**WHAT TO WORK ON**
In the listing that follows, retype every line from the first through the one containing "const bottom = 415;". Pictures are to be left out.

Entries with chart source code

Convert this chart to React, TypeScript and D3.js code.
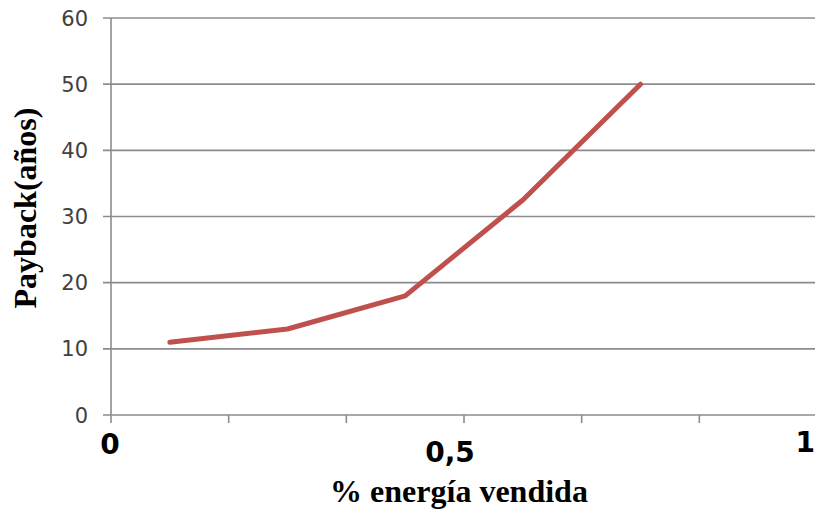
import React from "react";
import * as d3 from "d3";

const categories = ["c1", "c2", "c3", "c4", "c5", "c6"];
const payback = [11, 13, 18, 32.5, 50];
const yTicks = [0, 10, 20, 30, 40, 50, 60];
const xLabels = [
  { text: "0", cat: 0, anchor: "middle", dx: -1, dy: 39 },
  { text: "0,5", cat: 3, anchor: "middle", dx: -14, dy: 47 },
  { text: "1", cat: 6, anchor: "end", dx: -2, dy: 37 },
];

const W = 815;
const H = 517;
const left = 111;
const right = 817;
const top = 18;
const bottom = 415;

export default function App() {
  const x = d3.scaleBand<string>().domain(categories).range([left, right]).padding(0);
  const y = d3.scaleLinear().domain([0, 60]).range([bottom, top]);
  const step = x.step();
  const boundary = (i: number) => left + i * step;

  const line = d3
    .line<number>()
    .x((_, i) => (x(categories[i]) as number) + step / 2)
    .y((d) => y(d));

  const gridColor = "#8c8c8c";

  return (
    <svg
      width={W}
      height={H}
      style={{ position: "absolute", left: 0, top: 0, background: "#fff", display: "block" }}
    >
      {yTicks.map((t) => (
        <g key={t}>
          <line x1={103} x2={W} y1={y(t)} y2={y(t)} stroke={gridColor} strokeWidth={1.6} />
          <text
            x={88}
            y={y(t)}
            dy="0.36em"
            textAnchor="end"
            fontFamily="DejaVu Sans, Verdana, sans-serif"
            fontSize={21}
            fill="#404040"
          >
            {t}
          </text>
        </g>
      ))}
      <line x1={left} x2={left} y1={top} y2={bottom + 8} stroke={gridColor} strokeWidth={1.6} />
      {d3.range(1, categories.length).map((i) => (
        <line
          key={i}
          x1={boundary(i)}
          x2={boundary(i)}
          y1={bottom}
          y2={bottom + 8}
          stroke={gridColor}
          strokeWidth={1.6}
        />
      ))}
      <path
        d={line(payback) as string}
        fill="none"
        stroke="#c0504d"
        strokeWidth={5}
        strokeLinejoin="round"
        strokeLinecap="round"
      />
      {xLabels.map((l) => (
        <text
          key={l.text}
          x={boundary(l.cat) + l.dx}
          y={bottom + l.dy}
          textAnchor={l.anchor as any}
          fontFamily="DejaVu Sans, Verdana, sans-serif"
          fontWeight="bold"
          fontSize={28}
          fill="#000"
        >
          {l.text}
        </text>
      ))}
      <text
        x={459}
        y={502}
        textAnchor="middle"
        fontFamily="Liberation Serif, Times New Roman, serif"
        fontWeight="bold"
        fontSize={32}
        fill="#000"
      >
        % energía vendida
      </text>
      <text
        transform={`translate(36, 208) rotate(-90)`}
        textAnchor="middle"
        fontFamily="Liberation Serif, Times New Roman, serif"
        fontWeight="bold"
        fontSize={32}
        fill="#000"
      >
        Payback(años)
      </text>
    </svg>
  );
}
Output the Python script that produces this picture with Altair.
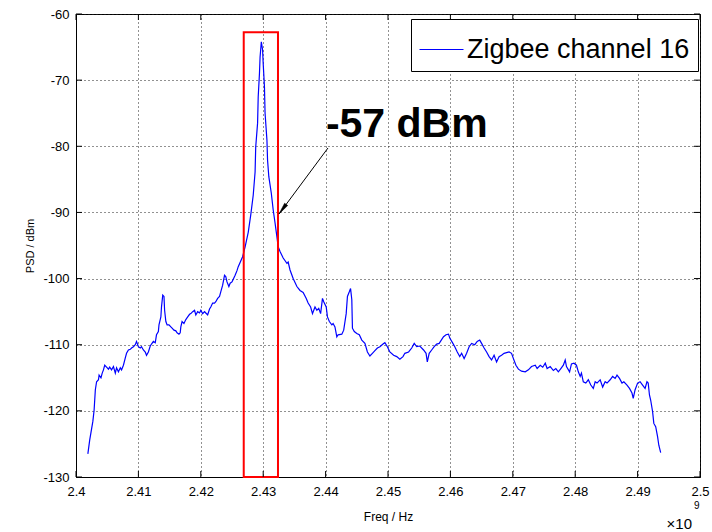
import altair as alt
import pandas as pd

# ---- data ----
freq_ghz = [
    2.4019, 2.4022, 2.4027, 2.4029, 2.4031, 2.4033, 2.4036, 2.4037, 2.4040, 2.4042,
    2.4044, 2.4046, 2.4049, 2.4052, 2.4054, 2.4057, 2.4060, 2.4063, 2.4065, 2.4068,
    2.4071, 2.4073, 2.4076, 2.4079, 2.4081, 2.4084, 2.4087, 2.4089, 2.4092, 2.4095,
    2.4097, 2.4100, 2.4103, 2.4105, 2.4108, 2.4111, 2.4113, 2.4116, 2.4119, 2.4121,
    2.4124, 2.4127, 2.4129, 2.4132, 2.4133, 2.4136, 2.4137, 2.4139, 2.4141, 2.4142,
    2.4144, 2.4146, 2.4149, 2.4152, 2.4154, 2.4157, 2.4160, 2.4162, 2.4165, 2.4167,
    2.4168, 2.4170, 2.4173, 2.4176, 2.4179, 2.4182, 2.4184, 2.4187, 2.4190, 2.4192,
    2.4195, 2.4198, 2.4200, 2.4203, 2.4206, 2.4208, 2.4211, 2.4214, 2.4216, 2.4219,
    2.4222, 2.4224, 2.4227, 2.4230, 2.4232, 2.4235, 2.4238, 2.4240, 2.4242, 2.4245,
    2.4247, 2.4250, 2.4252, 2.4255, 2.4258, 2.4260, 2.4267, 2.4271, 2.4276, 2.4280,
    2.4284, 2.4287, 2.4288, 2.4291, 2.4292, 2.4294, 2.4295, 2.4297, 2.4299, 2.4300,
    2.4302, 2.4303, 2.4306, 2.4307, 2.4309, 2.4313, 2.4316, 2.4319, 2.4322, 2.4324,
    2.4327, 2.4332, 2.4338, 2.4340, 2.4343, 2.4348, 2.4354, 2.4359, 2.4364, 2.4369,
    2.4372, 2.4376, 2.4379, 2.4383, 2.4386, 2.4389, 2.4392, 2.4395, 2.4397, 2.4401,
    2.4403, 2.4406, 2.4410, 2.4412, 2.4415, 2.4418, 2.4420, 2.4426, 2.4429, 2.4433,
    2.4435, 2.4438, 2.4440, 2.4442, 2.4443, 2.4446, 2.4450, 2.4454, 2.4458, 2.4463,
    2.4467, 2.4471, 2.4475, 2.4479, 2.4483, 2.4487, 2.4492, 2.4495, 2.4499, 2.4503,
    2.4509, 2.4514, 2.4519, 2.4524, 2.4527, 2.4533, 2.4538, 2.4542, 2.4546, 2.4551,
    2.4557, 2.4561, 2.4563, 2.4566, 2.4570, 2.4574, 2.4578, 2.4582, 2.4589, 2.4593,
    2.4597, 2.4599, 2.4604, 2.4607, 2.4611, 2.4615, 2.4618, 2.4622, 2.4626, 2.4630,
    2.4634, 2.4639, 2.4643, 2.4647, 2.4650, 2.4654, 2.4658, 2.4662, 2.4666, 2.4670,
    2.4674, 2.4678, 2.4682, 2.4686, 2.4690, 2.4694, 2.4698, 2.4701, 2.4705, 2.4709,
    2.4714, 2.4720, 2.4725, 2.4730, 2.4736, 2.4739, 2.4744, 2.4748, 2.4752, 2.4755,
    2.4760, 2.4765, 2.4769, 2.4773, 2.4777, 2.4781, 2.4784, 2.4786, 2.4791,
    2.4794, 2.4798, 2.4802, 2.4805, 2.4808, 2.4810, 2.4813, 2.4817, 2.4821, 2.4825,
    2.4829, 2.4832, 2.4835, 2.4840, 2.4844, 2.4848, 2.4851, 2.4856, 2.4860, 2.4864,
    2.4867, 2.4871, 2.4875, 2.4878, 2.4883, 2.4887, 2.4891, 2.4893, 2.4896, 2.4900,
    2.4904, 2.4908, 2.4912, 2.4915, 2.4917, 2.4919, 2.4921, 2.4924, 2.4926, 2.4929,
    2.4932, 2.4934, 2.4937,
]
psd_dbm = [
    -126.5, -124.4, -121.6, -119.9, -116.8, -115.6, -115.3, -114.6, -115.0, -114.3,
    -113.8, -113.1, -113.4, -113.7, -113.4, -113.8, -113.3, -114.3, -113.5, -114.1,
    -113.5, -113.8, -113.1, -112.0, -111.3, -110.8, -110.7, -110.5, -110.3, -110.0,
    -109.5, -110.3, -110.5, -110.3, -110.8, -111.1, -111.6, -111.1, -110.2, -109.9,
    -109.5, -109.7, -108.5, -108.0, -107.0, -105.8, -104.3, -102.5, -102.7, -104.8,
    -106.5, -107.0, -107.0, -107.3, -107.5, -107.8, -107.9, -108.2, -108.4, -108.2,
    -107.3, -106.5, -106.8, -106.2, -105.8, -105.4, -105.3, -105.0, -104.8, -105.5,
    -105.0, -105.2, -104.8, -105.3, -105.0, -105.2, -105.5, -104.6, -104.3, -103.7,
    -103.7, -103.5, -103.0, -102.7, -102.0, -101.0, -99.5, -99.7, -100.5, -101.2,
    -100.7, -100.5, -100.1, -99.5, -98.8, -98.2, -96.7, -95.2, -93.0, -90.4,
    -87.4, -83.9, -80.1, -76.5, -72.5, -69.0, -66.5, -64.2, -65.4, -67.5,
    -71.0, -75.0, -79.1, -82.1, -84.6, -87.1, -89.6, -91.6, -93.7, -95.2,
    -95.9, -96.9, -97.7, -97.5, -98.7, -100.0, -101.2, -101.8, -102.1, -103.0,
    -103.7, -104.3, -105.3, -104.3, -104.8, -104.5, -105.3, -103.0, -103.5, -104.3,
    -105.8, -106.5, -107.0, -106.8, -107.3, -108.8, -108.5, -108.4, -107.8, -105.3,
    -102.7, -102.0, -101.5, -103.2, -107.5, -108.0, -108.3, -108.5, -109.3, -109.8,
    -111.1, -111.7, -111.3, -110.9, -110.5, -110.3, -109.9, -109.7, -110.3, -111.1,
    -111.6, -111.8, -112.2, -111.8, -111.3, -111.1, -110.5, -109.8, -110.3, -110.2,
    -110.8, -111.3, -112.6, -111.3, -110.8, -110.3, -109.9, -109.8, -108.8, -108.5,
    -108.4, -109.0, -109.8, -110.3, -111.1, -111.8, -111.3, -112.1, -111.3, -110.3,
    -109.8, -110.0, -109.5, -109.3, -109.8, -110.5, -111.1, -111.8, -112.3, -111.6,
    -112.6, -111.8, -111.6, -111.3, -111.2, -111.1, -111.3, -112.1, -113.1, -113.7,
    -114.0, -114.1, -113.8, -113.3, -113.1, -113.6, -113.1, -113.4, -112.8, -113.6,
    -113.3, -113.9, -113.6, -114.1, -113.6, -113.1, -112.3, -113.3, -114.1,
    -112.9, -112.8, -113.1, -114.1, -114.8, -114.3, -115.6, -115.8, -115.3, -116.1,
    -116.6, -115.6, -115.8, -115.3, -116.4, -115.6, -115.8, -115.3, -114.8, -115.1,
    -114.6, -115.1, -115.8, -115.6, -116.1, -116.6, -117.3, -118.1, -116.8, -115.8,
    -115.6, -116.1, -116.6, -115.6, -115.8, -117.6, -118.4, -120.1, -121.9, -122.4,
    -123.9, -125.2, -126.3,
]
series_name = "Zigbee channel 16"

x_ticks = [2.40, 2.41, 2.42, 2.43, 2.44, 2.45, 2.46, 2.47, 2.48, 2.49, 2.50]
y_ticks = [-130, -120, -110, -100, -90, -80, -70, -60]

# highlight box and annotation
box_f = [2.42688, 2.43237]
box_db = [-62.77, -130.0]
arrow_from = [2.44038, -80.26]
arrow_to = [2.43253, -90.24]
annot_text = "-57 dBm"
annot_pos = [2.44005, -78.6]

W, H = 624, 463
FONT = "Liberation Sans"

df = pd.DataFrame({"f": freq_ghz, "psd": psd_dbm, "series": series_name})

xs = alt.Scale(domain=[2.4, 2.5], nice=False, zero=False)
ys = alt.Scale(domain=[-130, -60], nice=False, zero=False)

grid_common = dict(gridColor="#222222", gridDash=[1, 3], gridWidth=1, gridOpacity=1,
                   domainColor="black", ticks=False, labelFont=FONT, labelFontSize=13,
                   labelColor="black", titleFont=FONT, titleColor="black",
                   titleFontWeight="normal")

x_axis = alt.Axis(values=x_ticks, labelExpr="format(datum.value, '.2~f')",
                  title="Freq / Hz", titleFontSize=12, labelPadding=8,
                  titleX=W / 2, titleY=43, titleBaseline="alphabetic", titleAlign="center",
                  labelFlush=False, labelOverlap=False, **grid_common)
y_axis = alt.Axis(values=y_ticks, labelExpr="'' + datum.value",
                  title="PSD / dBm", titleFontSize=11, labelPadding=7,
                  titleX=-46, titleY=H / 2, titleAngle=270, titleBaseline="middle",
                  titleAlign="center", labelFlush=False, labelOverlap=False, **grid_common)

line = alt.Chart(df).mark_line(strokeWidth=1.2, interpolate="linear").encode(
    x=alt.X("f:Q", scale=xs, axis=x_axis),
    y=alt.Y("psd:Q", scale=ys, axis=y_axis),
    color=alt.Color("series:N", scale=alt.Scale(range=["#0000ff"]),
                    legend=alt.Legend(title=None, orient="none", legendX=335, legendY=5,
                                      strokeColor="black", fillColor="white", padding=8,
                                      cornerRadius=0, labelFont=FONT, labelFontSize=27,
                                      labelColor="black", labelOffset=3,
                                      symbolType="stroke", symbolSize=1936,
                                      symbolStrokeWidth=1, labelLimit=400)),
)

box_df = pd.DataFrame({"x": [box_f[0]], "x2": [box_f[1]], "y": [box_db[0]], "y2": [box_db[1]]})
box = alt.Chart(box_df).mark_rect(fillOpacity=0, stroke="#ff0000", strokeWidth=2).encode(
    x=alt.X("x:Q", scale=xs), x2="x2", y=alt.Y("y:Q", scale=ys), y2="y2")

arr_df = pd.DataFrame({"x": [arrow_from[0]], "x2": [arrow_to[0]],
                       "y": [arrow_from[1]], "y2": [arrow_to[1]]})
arrow_line = alt.Chart(arr_df).mark_rule(color="black", strokeWidth=1).encode(
    x=alt.X("x:Q", scale=xs), x2="x2", y=alt.Y("y:Q", scale=ys), y2="y2")

head_df = pd.DataFrame({"x": [arrow_to[0]], "y": [arrow_to[1]]})
arrow_head = alt.Chart(head_df).mark_point(
    shape="M0,0L-0.32,2L0.32,2Z", filled=True, fill="black", stroke="black",
    strokeWidth=0.5, opacity=1, size=144, angle=216.6).encode(
    x=alt.X("x:Q", scale=xs), y=alt.Y("y:Q", scale=ys))

text_df = pd.DataFrame({"x": [annot_pos[0]], "y": [annot_pos[1]], "t": [annot_text]})
annot = alt.Chart(text_df).mark_text(
    font=FONT, fontSize=41, fontWeight="bold", align="left", baseline="alphabetic",
    color="black").encode(x=alt.X("x:Q", scale=xs), y=alt.Y("y:Q", scale=ys), text="t:N")

# MATLAB-style inward ticks on all four sides
xt_df = pd.DataFrame({"v": x_ticks})
yt_df = pd.DataFrame({"v": y_ticks})
tick_style = dict(color="black", strokeWidth=1)
xb = alt.Chart(xt_df).mark_rule(**tick_style).encode(
    x=alt.X("v:Q", scale=xs), y=alt.value(H), y2=alt.value(H - 6))
xtp = alt.Chart(xt_df).mark_rule(**tick_style).encode(
    x=alt.X("v:Q", scale=xs), y=alt.value(0), y2=alt.value(6))
yl = alt.Chart(yt_df).mark_rule(**tick_style).encode(
    y=alt.Y("v:Q", scale=ys), x=alt.value(0), x2=alt.value(6))
yr = alt.Chart(yt_df).mark_rule(**tick_style).encode(
    y=alt.Y("v:Q", scale=ys), x=alt.value(W), x2=alt.value(W - 6))

# x10^9 exponent label
exp_base = alt.Chart(pd.DataFrame({"t": ["\u00d710"]})).mark_text(
    font=FONT, fontSize=15, align="right", baseline="alphabetic", color="black", dx=-8
).encode(x=alt.datum(2.5), y=alt.value(H + 52), text="t:N")
exp_pow = alt.Chart(pd.DataFrame({"t": ["9"]})).mark_text(
    font=FONT, fontSize=10, align="left", baseline="alphabetic", color="black", dx=-6
).encode(x=alt.datum(2.5), y=alt.value(H + 32), text="t:N")

chart = alt.layer(line, box, arrow_line, arrow_head, annot, xb, xtp, yl, yr,
                  exp_base, exp_pow).properties(
    width=W, height=H,
    autosize=alt.AutoSizeParams(type="none"),
    padding={"left": 76, "top": 14, "right": 12, "bottom": 55},
    background="white",
).configure_view(stroke="black", strokeWidth=1)

chart.save("out.html", embed_options={"renderer": "svg", "actions": False})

**SOLUTION FOR THIS PROBLEM**
Convert this chart to React, TypeScript and D3.js code.
import React from "react";
import * as d3 from "d3";

const categories = ["c1", "c2", "c3", "c4", "c5", "c6"];
const payback = [11, 13, 18, 32.5, 50];
const yTicks = [0, 10, 20, 30, 40, 50, 60];
const xLabels = [
  { text: "0", cat: 0, anchor: "middle", dx: -1, dy: 39 },
  { text: "0,5", cat: 3, anchor: "middle", dx: -14, dy: 47 },
  { text: "1", cat: 6, anchor: "end", dx: -2, dy: 37 },
];

const W = 815;
const H = 517;
const left = 111;
const right = 817;
const top = 18;
const bottom = 415;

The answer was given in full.